IF YOU think the ideas of global warming zealots couldn’t get any zanier, there’s one backed by Bill Gates that reaches worrying new heights.
The plan is to spray chalk dust into the stratosphere so that it forms a fine cloud which will reflect the sun’s rays – a sort of celestial parasol – and (in theory) cool the ground beneath.
A test is being prepared for June, when a team from Harvard University will reportedly send an unmanned balloon 12 miles up from the European Space Agency’s station near Kiruna in northern Sweden before releasing 4lb of chalk dust. Instruments will measure what happens as the particles spread across the sky.
The project, called the Stratospheric Controlled Perturbation Experiment, is said to be costing around £15million and has received financial backing from Gates.
If the technique was eventually to be used on a large scale, scattering tons of chalk dust across thousands of miles, the daytime skies over the affected areas would probably be white instead of blue.
Even environmental campaigners are horrified at the idea, part of a wider strategy known as solar geoengineering. They warn that tampering with weather systems on one part of the planet could have unpredictable and possibly disastrous effects elsewhere on Earth.
Johanna Sandahl, president of the Swedish Society for Nature Conservation, told the Euronews Living website: ‘It must be stopped.
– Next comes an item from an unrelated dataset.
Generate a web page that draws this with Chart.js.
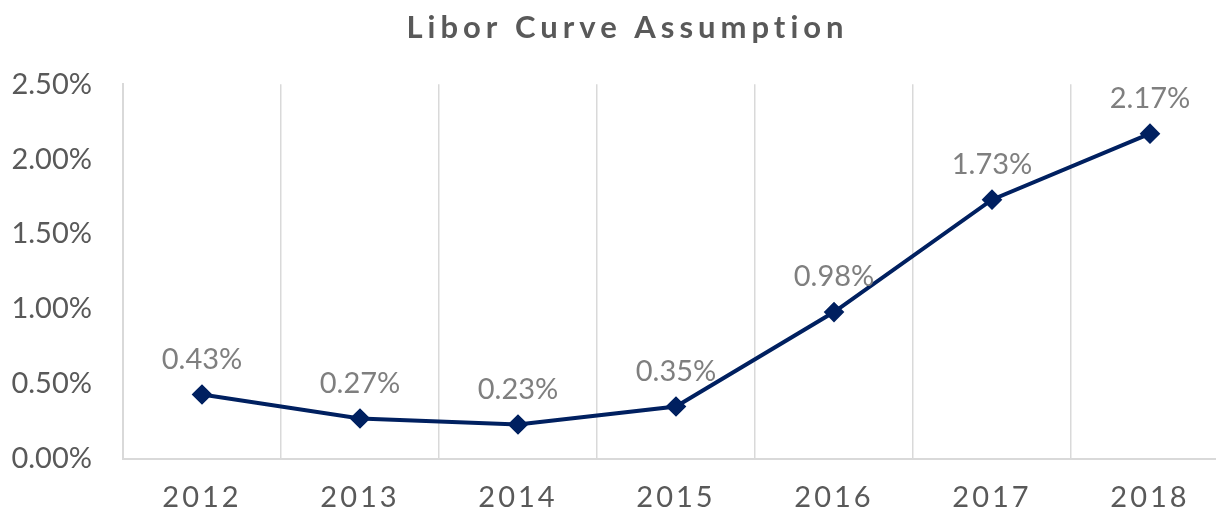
<html>
<head>
<script src="https://cdn.jsdelivr.net/npm/chart.js@4"></script>
<style>
body{margin:0;overflow:hidden;background:#fff;}
#wrap{width:1254px;height:512px;}
</style>
</head>
<body>
<div id="wrap"><canvas id="libor" width="1254" height="512"></canvas></div>
<script>
// data
var years = ['2012','2013','2014','2015','2016','2017','2018'];
var libor = [0.43, 0.27, 0.23, 0.35, 0.98, 1.73, 2.17];
var yTicks = [0, 0.5, 1.0, 1.5, 2.0, 2.5];

var FONT = 'Lato, "Open Sans", sans-serif';

// value labels above the markers
var pointLabels = {
  id: 'pointLabels',
  afterDatasetsDraw: function(chart){
    var ctx = chart.ctx;
    var meta = chart.getDatasetMeta(0);
    ctx.save();
    ctx.font = '29px ' + FONT;
    ctx.fillStyle = '#7f7f7f';
    ctx.textAlign = 'center';
    ctx.textBaseline = 'middle';
    meta.data.forEach(function(pt, i){
      ctx.fillText(libor[i].toFixed(2) + '%', pt.x, pt.y - 35);
    });
    ctx.restore();
  }
};

// letter spacing for title and year labels
var spacing = {
  id: 'spacing',
  afterLayout: function(chart){
    var xs = chart.scales.x;
    if (!xs._patched) {
      var orig = xs.drawLabels;
      xs.drawLabels = function(a){
        chart.ctx.letterSpacing = '3px';
        orig.call(this, a);
        chart.ctx.letterSpacing = '0px';
      };
      xs._patched = true;
    }
    var tb = chart.titleBlock;
    if (tb && !tb._patched) {
      var od = tb.draw;
      tb.draw = function(){
        var c = chart.ctx;
        c.save();
        c.translate(13, 0); // title sits centred on the full picture, not the padded box
        c.letterSpacing = '5px';
        od.call(this);
        c.letterSpacing = '0px';
        c.restore();
      };
      tb._patched = true;
    }
  }
};

var ctx = document.getElementById('libor').getContext('2d');
var chart = new Chart(ctx, {
  type: 'line',
  data: {
    labels: years,
    datasets: [{
      label: 'Libor',
      data: libor,
      borderColor: '#002060',
      backgroundColor: '#002060',
      borderWidth: 4,
      pointStyle: 'rectRot',
      pointRadius: 7.5,
      pointHoverRadius: 7.5,
      tension: 0
    }]
  },
  options: {
    responsive: false,
    animation: false,
    layout: {padding: {left: 0, right: 25, top: 0, bottom: 0}},
    plugins: {
      legend: {display: false},
      tooltip: {enabled: false},
      title: {
        display: true,
        text: 'Libor Curve Assumption',
        color: '#595959',
        font: {family: FONT, size: 31, weight: 'bold'},
        padding: {top: 9, bottom: 38}
      }
    },
    scales: {
      x: {
        offset: true,
        afterFit: function(s){ s.height = 53; },
        grid: {display: true, color: '#d9d9d9', lineWidth: 1.5, offset: true, drawTicks: false},
        border: {display: true, color: '#d9d9d9', width: 2},
        ticks: {color: '#595959', font: {family: FONT, size: 29}, padding: 21}
      },
      y: {
        min: 0,
        max: 2.5,
        afterBuildTicks: function(s){ s.ticks = yTicks.map(function(v){ return {value: v}; }); },
        afterFit: function(s){ s.width = 123; },
        grid: {display: false, drawTicks: false},
        border: {display: true, color: '#d9d9d9', width: 2},
        ticks: {
          color: '#595959',
          font: {family: FONT, size: 29},
          padding: 31,
          callback: function(v){ return v.toFixed(2) + '%'; }
        }
      }
    }
  },
  plugins: [pointLabels, spacing]
});
</script>
</body>
</html>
We’re talking about a technology with the potential for extreme consequences that could alter hydrological cycles, disrupt monsoon patterns and increase drought. It stands out as unmanageable and too dangerous to ever be used.’
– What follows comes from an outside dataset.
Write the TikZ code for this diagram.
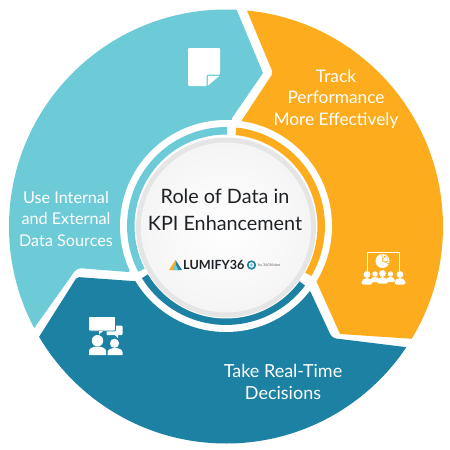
\documentclass[tikz,border=0pt]{standalone}
\usepackage{fontspec}
\setmainfont{Lato}
\definecolor{tealc}{HTML}{6DCBD7}
\definecolor{orangec}{HTML}{FDAC1D}
\definecolor{darkc}{HTML}{1C81A3}
\definecolor{inkc}{HTML}{1E2226}
\tikzset{
  label text/.style={text=white,align=center,inner sep=0pt},
  ring/.style={line width=7.5pt},
  icon/.style={fill=white,draw=none}
}
\newcommand{\person}[3]{% x, y head centre, scale
  \fill[white] (#1,#2) circle[radius=#3*3.4pt];
  \fill[white,rounded corners=#3*2pt] ({#1-#3*5.5},{#2+#3*10}) -- ({#1-#3*5.5},{#2+#3*6}) -- ({#1-#3*2},{#2+#3*3.6}) -- ({#1+#3*2},{#2+#3*3.6}) -- ({#1+#3*5.5},{#2+#3*6}) -- ({#1+#3*5.5},{#2+#3*10}) -- cycle;
}
\begin{document}
\begin{tikzpicture}[x=1pt,y=-1pt]
\useasboundingbox (0,0) rectangle (450,450);
\coordinate (c) at (226,226);
\coordinate (d) at (226,227.5);
\begin{scope}
  \clip (226,226.5) circle[radius=217pt];
  % teal sector
  \fill[tealc] (233,1) -- (263,73) -- (232,118) -- (226,226) -- (128,272)
     [rounded corners=4pt] -- (77,268) [sharp corners] -- (20,348) -- (-10,350) -- (-10,-10) -- (233,-10) -- cycle;
  % orange sector
  \fill[orangec] (243,1) [rounded corners=2pt] -- (273,73) [sharp corners] -- (242,120) -- (226,226) -- (300,245) -- (318,285)
     -- (340,334) -- (460,342) -- (460,-10) -- (243,-10) -- cycle;
  % dark sector
  \fill[darkc] (305,280) -- (312,295) [rounded corners=4pt] -- (332,338) [sharp corners] -- (470,355) -- (470,470) -- (-10,470) -- (20,367)
     [rounded corners=2pt] -- (77,277) [sharp corners] -- (160,283) -- cycle;
\end{scope}
\fill[white] (c) circle[radius=106pt];
% rings
\draw[ring,tealc] (c) ++(89.5:95.2pt) arc[start angle=89.5,end angle=207.6,radius=95.2pt];
\draw[ring,orangec] (c) ++(84:95.2pt) arc[start angle=84,end angle=-30.4,radius=95.2pt];
\draw[ring,darkc] (c) ++(-37:95.2pt) arc[start angle=-37,end angle=-148.2,radius=95.2pt];
% hub
\fill[white] (d) circle[radius=91pt];
\fill[black!10] (d) circle[radius=90pt];
\shade[inner color=white,outer color=black!4] (d) circle[radius=85pt];
\node[font=\fontsize{19.8}{27}\selectfont,text=inkc,align=center,inner sep=0pt] (title) at (225,209.5) {Role of Data in\\KPI Enhancement};
% logo
\fill[orangec] (169,270) -- (175.5,260) -- (175.5,270) -- cycle;
\fill[darkc] (175.5,260) -- (182,270) -- (175.5,270) -- cycle;
\fill[tealc] (175.5,264) -- (172.5,270) -- (178.5,270) -- cycle;
\node[font=\fontsize{12.6}{14}\selectfont\bfseries,text=inkc,anchor=west,inner sep=0pt] (logo) at (183,265) {LUMIFY36};
\draw[darkc,line width=1.6pt] (251.5,265) circle[radius=3.8pt];
\fill[tealc] (251.5,265) circle[radius=1.7pt];
\node[font=\fontsize{3.8}{4}\selectfont,text=black!60,anchor=west,inner sep=0pt] (by) at (258,265.5) {by 360Vision};
% labels
\node[label text,font=\fontsize{17.3}{21.5}\selectfont] (track) at (336,99) {Track\\Performance\\More Effectively};
\node[label text,font=\fontsize{16.2}{21.5}\selectfont] (use) at (66,219) {Use Internal\\and External\\Data Sources};
\node[label text,font=\fontsize{18}{21.5}\selectfont] (take) at (283,382) {Take Real-Time\\Decisions};
% document icon
\fill[icon,rounded corners=1pt] (188,48) -- (220,48) -- (220,74.5) -- (206.5,74.5) -- (206.5,86) -- (188,86) -- cycle;
\fill[icon] (207.8,75.8) -- (219.4,75.8) -- (207.8,85.8) -- cycle;
% presentation icon
\draw[white,line width=1pt] (367.5,273) -- (367.5,252.5) -- (399,252.5) -- (399,273);
\fill[white] (382.5,261) circle[radius=7pt];
\fill[orangec] (382.5,261) -- ++(70:6pt) arc[start angle=70,end angle=-10,radius=6pt] -- cycle;
\fill[white] (382.5,261) -- ++(58:5.5pt) arc[start angle=58,end angle=2,radius=5.5pt] -- cycle;
\draw[orangec,line width=.6pt] (382.5,261) -- ++(95:7pt) (382.5,261) -- ++(-25:7pt);
\person{375}{274}{0.8}
\person{390.5}{274}{0.8}
\person{367}{274.5}{1}
\person{382.5}{273.5}{1}
\person{400}{274.5}{1}
% chat icon
\fill[white,rounded corners=1pt] (106.5,325.5) rectangle (122.5,335);
\fill[white] (115,335) -- (118,338) -- (118,335) -- cycle;
\fill[white,rounded corners=1pt,draw=darkc,line width=.8pt] (88.5,316.5) rectangle (115.5,331);
\fill[white] (99,331) -- (99,334.5) -- (103,331) -- cycle;
\fill[white] (97.5,340.7) circle[radius=5.7pt];
\fill[white] (89,355) -- (89,351) arc[start angle=180,end angle=0,x radius=8.5pt,y radius=4.5pt] -- (106,355) -- cycle;
\fill[white] (114.5,343.3) circle[radius=4.6pt];
\fill[white] (107.5,355) -- (107.5,352) arc[start angle=180,end angle=0,x radius=7.5pt,y radius=4pt] -- (122.5,355) -- cycle;
\end{tikzpicture}
\end{document}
Isadora Wronski, head of Greenpeace Sweden, told the website: ‘It is extremely risky in many ways. If implemented at the scale necessary to have an impact on global temperatures, they could cause inherently unpredictable shocks to the climate system.’
So far, climate change campaigners have generally confined their machinations to terra firma. I’m no expert on the global warming issue but if someone is going to start spraying stuff into the stratosphere, I think it’s time to be worried. Of all people, these Harvard boffins must know that Earth’s climate is interconnected and when the wind blows, stuff tends to end up far from its place of origin.
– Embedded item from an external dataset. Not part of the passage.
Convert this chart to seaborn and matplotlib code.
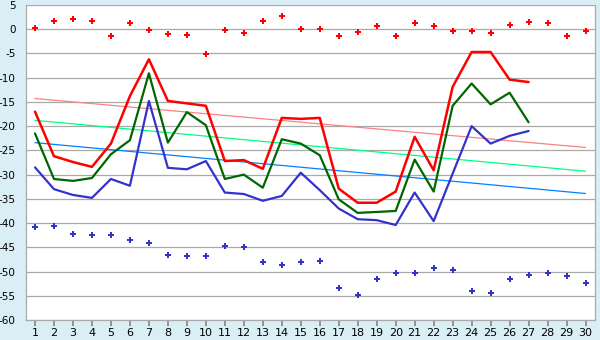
import numpy as np
import pandas as pd
import matplotlib
matplotlib.use("Agg")
import matplotlib.pyplot as plt
import seaborn as sns

days = list(range(1, 31))
line_days = list(range(1, 28))

red_line = [-17.0, -26.2, -27.4, -28.4, -23.6, -13.8, -6.2, -14.8, -15.3, -15.8,
            -27.2, -27.0, -28.8, -18.3, -18.5, -18.3, -32.9, -35.8, -35.8, -33.5,
            -22.2, -29.1, -11.9, -4.7, -4.7, -10.4, -10.9]
green_line = [-21.5, -30.9, -31.3, -30.7, -25.8, -22.9, -9.1, -23.4, -17.1, -19.8,
              -30.9, -30.0, -32.7, -22.7, -23.6, -26.0, -35.1, -37.9, -37.7, -37.5,
              -26.9, -33.5, -15.8, -11.2, -15.5, -13.1, -19.2]
blue_line = [-28.5, -33.0, -34.2, -34.8, -30.9, -32.3, -14.8, -28.6, -28.9, -27.2,
             -33.7, -34.0, -35.4, -34.4, -29.6, -33.2, -37.0, -39.2, -39.4, -40.4,
             -33.7, -39.6, -29.8, -20.0, -23.6, -22.0, -21.0]

red_points = [0.2, 1.8, 2.2, 1.8, -1.3, 1.2, -0.1, -0.9, -1.1, -5.2,
              -0.1, -0.7, 1.6, 2.8, 0.1, 0.1, -1.3, -0.5, 0.6, -1.3,
              1.2, 0.6, -0.3, -0.3, -0.7, 0.8, 1.4, 1.2, -1.5, -0.3]
blue_points = [-40.9, -40.5, -42.3, -42.5, -42.5, -43.4, -44.2, -46.5, -46.7, -46.7,
               -44.8, -45.0, -48.1, -48.7, -48.1, -47.9, -53.3, -54.9, -51.6, -50.2,
               -50.4, -49.3, -49.7, -54.1, -54.5, -51.6, -50.8, -50.4, -51.0, -52.4]

trend_days = [1, 30]
red_trend = [-14.3, -24.4]
green_trend = [-18.8, -29.3]
blue_trend = [-23.4, -33.9]

y_ticks = list(range(5, -61, -5))

bg = "#daeef5"
sns.set_theme(style="white")
plt.rcParams['font.family'] = ['DejaVu Sans']

fig = plt.figure(figsize=(6, 3.4), dpi=100, facecolor=bg)
ax = fig.add_axes([0.0425, 0.0588, 0.9492, 0.9265])
ax.set_facecolor("white")

df_lines = pd.DataFrame({"day": line_days, "red": red_line, "green": green_line, "blue": blue_line})
df_trend = pd.DataFrame({"day": trend_days, "red": red_trend, "green": green_trend, "blue": blue_trend})
df_pts = pd.DataFrame({"day": days, "red": red_points, "blue": blue_points})

sns.lineplot(data=df_trend, x="day", y="red", ax=ax, color="#ff8080", lw=0.9)
sns.lineplot(data=df_trend, x="day", y="green", ax=ax, color="#00ff80", lw=0.9)
sns.lineplot(data=df_trend, x="day", y="blue", ax=ax, color="#0080ff", lw=0.9)

sns.lineplot(data=df_lines, x="day", y="blue", ax=ax, color="#3333cc", lw=1.6)
sns.lineplot(data=df_lines, x="day", y="green", ax=ax, color="#006600", lw=1.6)
sns.lineplot(data=df_lines, x="day", y="red", ax=ax, color="#ff0000", lw=1.8)

sns.scatterplot(data=df_pts, x="day", y="red", ax=ax, color="#ff0000", marker="P", s=18, linewidth=0)
sns.scatterplot(data=df_pts, x="day", y="blue", ax=ax, color="#3333cc", marker="P", s=18, linewidth=0)

ax.set_xlim(0.5, 30.5)
ax.set_ylim(-60, 5)
ax.set_xticks(days)
ax.set_xticklabels([str(d) for d in days], fontsize=8, color="black")
ax.set_yticks(y_ticks)
ax.set_yticklabels([str(v) for v in y_ticks], fontsize=7.5, color="black")
ax.set_xlabel("")
ax.set_ylabel("")
ax.yaxis.grid(True, color="#aaaaaa", lw=0.9)
ax.xaxis.grid(False)
ax.tick_params(axis="x", bottom=True, length=4, color="#888888", pad=2)
ax.tick_params(axis="y", left=False, pad=1)
for side in ["left", "right", "bottom", "top"]:
    ax.spines[side].set_color("#aaaaaa")
    ax.spines[side].set_linewidth(0.9)
ax.spines["top"].set_visible(False)

fig.savefig("out.png", dpi=100, facecolor=bg)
For instance, within 48 hours of the 1986 Chernobyl nuclear disaster radiation was detected 683 miles away . . . in Sweden. And everyone with a car knows that sand and dust blown by storms in the Sahara Desert often finds its way to Britain.
The last time I encountered a chalk cloud was when the teacher threw his blackboard duster at us unruly kids in the classroom many years ago. I didn’t like it then and I don’t fancy it drifting across the heavens now.
As an afterthought, Kiruna is 800 miles from Stockholm, home of the sainted eco-warrior Greta Thunberg. I wonder how she’ll take to the Harvard team’s white-sky thinking.